I was now thinking about the gold duplication bug in the game and something came to light: there could be a very serious design flaw in the game server backend.
To put it in context: I’ve worked with server backends from other online games, in the case I’m putting on perspective was “Lineage 2 Java Based”. Something common in servers in the past were hacks that did packet injection in the game, simulating character actions.
Something very common in early server versions were hacks that simulated receiving items for characters by simulating drops from monsters, causing a character to receive an item that he shouldn’t actually be receiving. This was because the item receipt was interpreted by a package sended to the client, which returns it to the server in response to the item receipt confirmation and, on the server side, the item was added to the character based on the client’s confirmation, not when it was calculated the drop. Result: hacks could simulate, via packet injection, the receipt confirmation of any game item and the server would not realize that it was being spoofed.
I think the only explanation for this kind of thing happening at New World is because part of the shipping and delivery confirmation of items depends on something client-side, which is serious. From my point of view something like this should happen:
Player A trades with Player B
Player A places X gold, both confirm the transaction
A’s game sends to the server the package informing that it has passed X gold to B.
B’s game receives the information that X gold was received, adds the X gold information on the interface and then informs the server that it received X gold, which, in turn, updates the +X gold on the database.
The server tries to tell A’s game that X gold has been debited, but it can’t find the game instance. So, without receiving confirmation from the game itself, he does not deduct the X gold from A’s in database, allowing A to keep the same amount of gold in the bag and send that gold again to another player.
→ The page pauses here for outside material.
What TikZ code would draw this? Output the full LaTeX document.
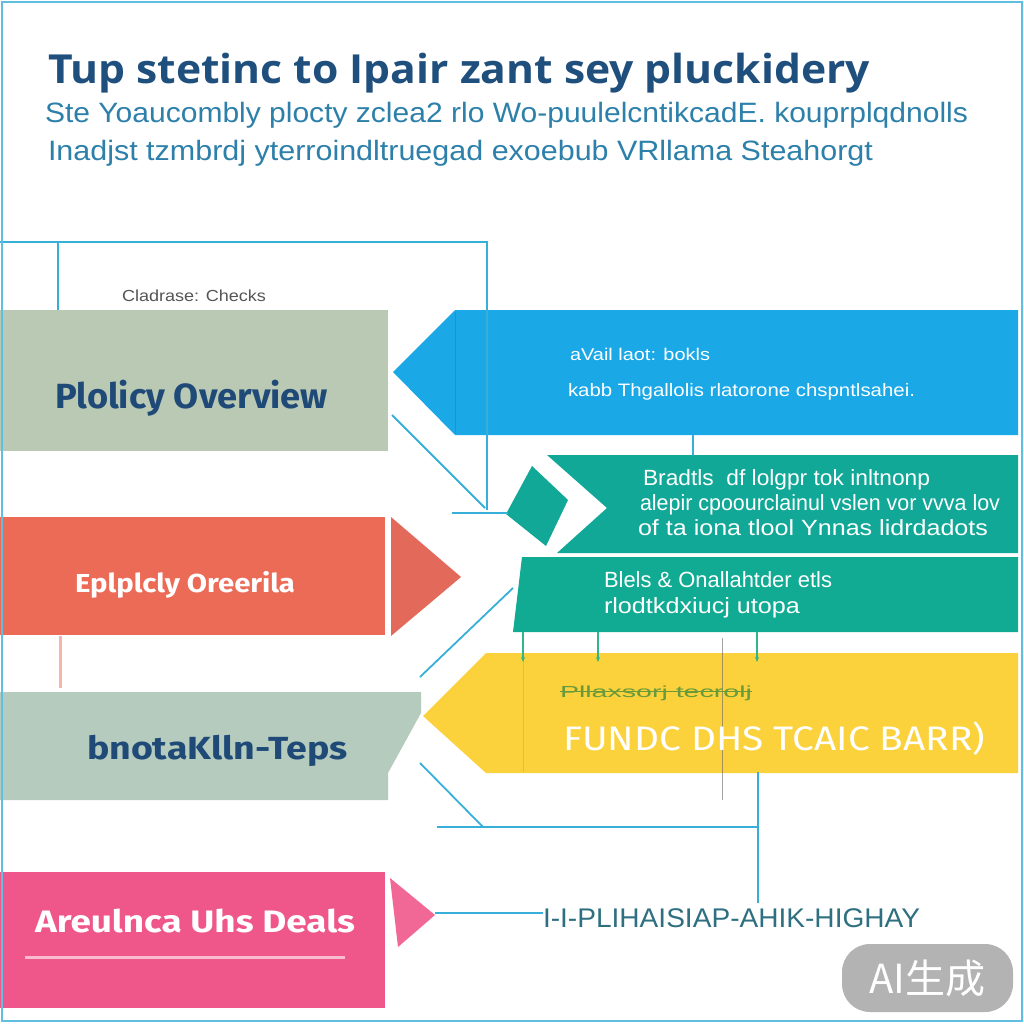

Having all this flow explained now comes the question that worries me the most: is it possible to simulate the packages from the 4th step of this transaction even though the bug has been resolved?
shameless bump - obviously there is inconstancies in the databases themselves with naming, perhaps to keep the servers ‘distinct’ in a world approach.
…but really all I want is some attention to /unstuck…
because I’m stuck behind terrain again… having just climbed behind a boulder. Unstuck doesn’t place me outside of this terrain. It only places me back to where I got stuck? Or something… I duno.
Lineage 2 used the Unreal Engine, which has a C# plugin allowing you to write wrapper code for the engine. So I assuming your talking about some ‘emulator home brew version’ which is not going to have the same net-code or even the same game engine. So, whatever you worked on was not an actual online game server, lets just get that out there first.
To the actual point, there are dupes in all games, they just need to clamp down on actions that result in the duping of anything by tracking any object that has duplicate ID#'s (the name ranges from game to game where each object in game as a unique identifier) and if duped that can trigger an email or in game notification to a GM actively by ‘active transaction monitoring code’ or retro-actively via a ‘log tracking’ set of code.
Just saying… they probably already have this in place, and have a list of peeps to ban already.
Thing is: the game language doesn’t matter if the structured logic about item transactions is flaw in the backend, same works on any application (web, cellphone, et cetera).
In my example, “Java Homebrewed servers” fixed it not changing the engine of the game or how the game works in this cases, but making fixes on the backend itself that’s was bad developed.
My concern is the NW game seems to work very similar and it makes “easy” to hackers to do it… there’s a lot of “BOT” softwares that is already on the market working fine on the game, then it’s just a matter of time to people realize how to hack the packets, if is this the case.
Maybe, your logic is sound, that much is true, but all this talk about packets, I am not so sure. Most likely they are using memory injection tools where you find a loc in mem and you trap those pointers, or clone the pointers, name them and assign or inject new data into the mem locs. That is what is going on here.
In the 1980s it was a peek and poke, in more modern times its a memory injection, same idea, different name.
But your concerns are 100% spot on and I agree. Too much data running unchecked in the client application that can be ‘modded’ on the fly.
Bruh, doesn’t that refer to people simply using a lag switch? Not actual injection.
To my knowledge, what was happening is that people would way for the “gold sent” step but disconnect (lag) before the (gold deducted) step, meaning that the transaction would be cancelled bug the person already received the item, this confusing the packet process, which leads to dupes.
“First, i wish to explain why we turned off things. We aware about a small number of players using an package manipulation approach to create invalid transactions. […]”
But, first of all: why the game server isn’t updating the player gold/items amounts in database after every transaction: It’s because the client isn’t responding? THAT’S REALLY DUMB and open’s a door to the hell of bug expoilters to do exactly what I’ve talked about on the original post on this thread.
All item’s transactions must be server-side, the gameserver must update the character inventory on database after every transaction (even the client isn’t responding) and the game client must update the local inventory data based on server info every time inventory/stash/trade window is opened to update item amounts and if the server isn’t responding the character should be disabled to trade, spend or deposit anything. That’s the only way to avoid this kind of behavior: the game client need to be 100% passive.